エーベルタスマンでシーカヤックを楽しんだ翌日、海岸線を西に向かう。この先にTakaka Hillという有名な峠道が控えているので、この日は55キロ先のMotuekaまでと決め、ゆっくり走ることにしたが、それにしても足が回らなかった。
途中、女性のサイクリストに颯爽と追い抜かれる。いやはや。
彼女が休憩しているところで追いつき、話しかけると彼女はもう北島も南島も大半走ったそうだ。なるほど強いわけだ。
日が高いうちにモトウェカのキャンプ場に到着。少し寒くなってきて、長そでのウェアを着るようになった。
キャンプ場でハーモニカを吹いたり、恩師に手紙を書いたりしながら、キャンプ場の時間を楽しんだ。
翌日、南島最初の難所、Takaka Hillを登る。長い長い上りで
あったが、思いの他、快調に上ることが出来た。山頂近くのLookoutで昼食を取る。
前日キャンプ場で作っておいたハンバーガーとスーパーで買ったシナモンロールを出し、コーヒーをいれる。ハンバーガーはトーストブレッドにハンバーグとスライスオニオンを挟んだだけだ。ソースになるものを持っていなかったので、キャンプ場の冷蔵庫にあった誰かのシーザーサラダドレッシングを拝借した。
山の上で食べる食事はこんなに気持ちよくて美味しかったのか、今さらながら感動した。
Takaka Hillからはこれから行くGolden Bayが見えた。
北島でいっしょに旅をしていたルティアがカフェに行くとよく外のテラスに行きたがっていたのが、今ならよく分かる。
Takaka Hillの頂上では、観光客がいたので、写真を撮ってもらった。
カメラを返してもらおうとすると「くれたんじゃないの?」と言われて少々からかわれた。
Takaka Hillを一気に下り、Takakaの街へ。雨になってきたので、ユースに泊まることにした。
ユースの受付で手続きをしていると、カウンターの横にmonbellのジャケットがかけてあった。日本人がいるのだろうか。
チェックインを済ませ、スーパーに買い物に行く。
見たことのない大きくて安いウィンナーを見つけたが、何の肉か分からない。「venison」と書いてあったので辞書で調べると鹿肉だった。鹿肉というのが何とも不安であったが、大きさと値段は魅力的だった。

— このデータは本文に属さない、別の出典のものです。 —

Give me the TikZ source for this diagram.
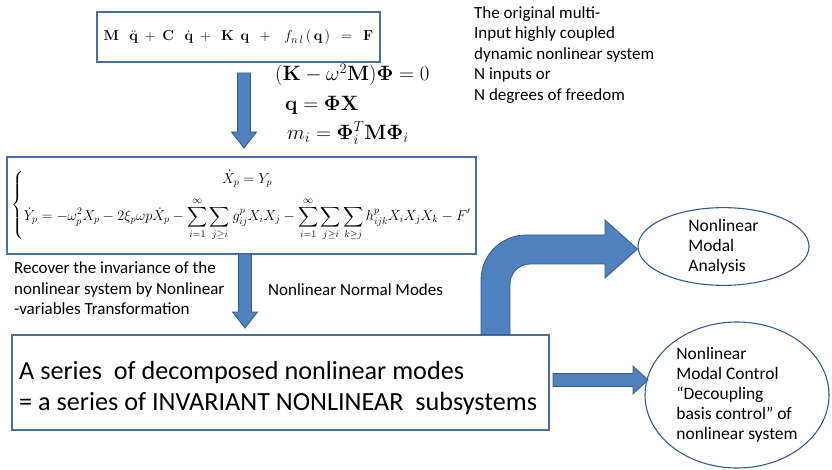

やはり味と値段は比例するのか、鹿肉ウィンナーはうまくなかった。
その後、奥三河で鹿肉のフランクを恐る恐る食べたが、こちらはとても美味しかった。日本人の料理はうまい。
一緒に買った見たことのないビールも「うーん」な味であった。こういう日もある。
食事を終え、リビングでくつろいでいると、日本人女性に話しかけられた。ここのオーナーだという。受付にあったmontbellのジャケットはやはりそういうことだったのだ。
ワーキングホリデーで来ているヘルパーの日本人女性を交え、しばらく話す。
彼女は日本では花屋で働いていたらしい。仕事を辞めてワーキングホリデーに来なければ、スシバーやハウスキーピングの仕事なんて絶対やらなかったから、ワーキングホリデーは一つの契機だし、おもしろいという。
見た目25歳ぐらいにしか見えない(実際は30歳だった)美人の彼女のそんな話をなんとなく聞いて、せっかくならNZでないと出来ない経験をしてほしいな、と思った。
オーナーに今日は雨だから部屋を取ったが、普段はキャンプ暮らしだ、と私が言うと「うちも庭をキャンプ可にして、20ドル取ってるんだけど、高いって言われるの。どう?」と聞かれた。
「そうだな、だいたい10ドルから15ドルぐらいが相場じゃないかな。その値段なら私は部屋を取るよ。よそのバックパッカーやユースは部屋代の半分とかが多いと思うよ。」と答えた。オーナーは「そうなんだ、ふーん」と不思議そうな顔をしていた。実際、使う側の気持ちや懐具合になってみないと理解できないのかもしれない。
小雨の降る中、リビングの窓越しに見える庭にテントを張っている客の姿が少し気の毒に思えた。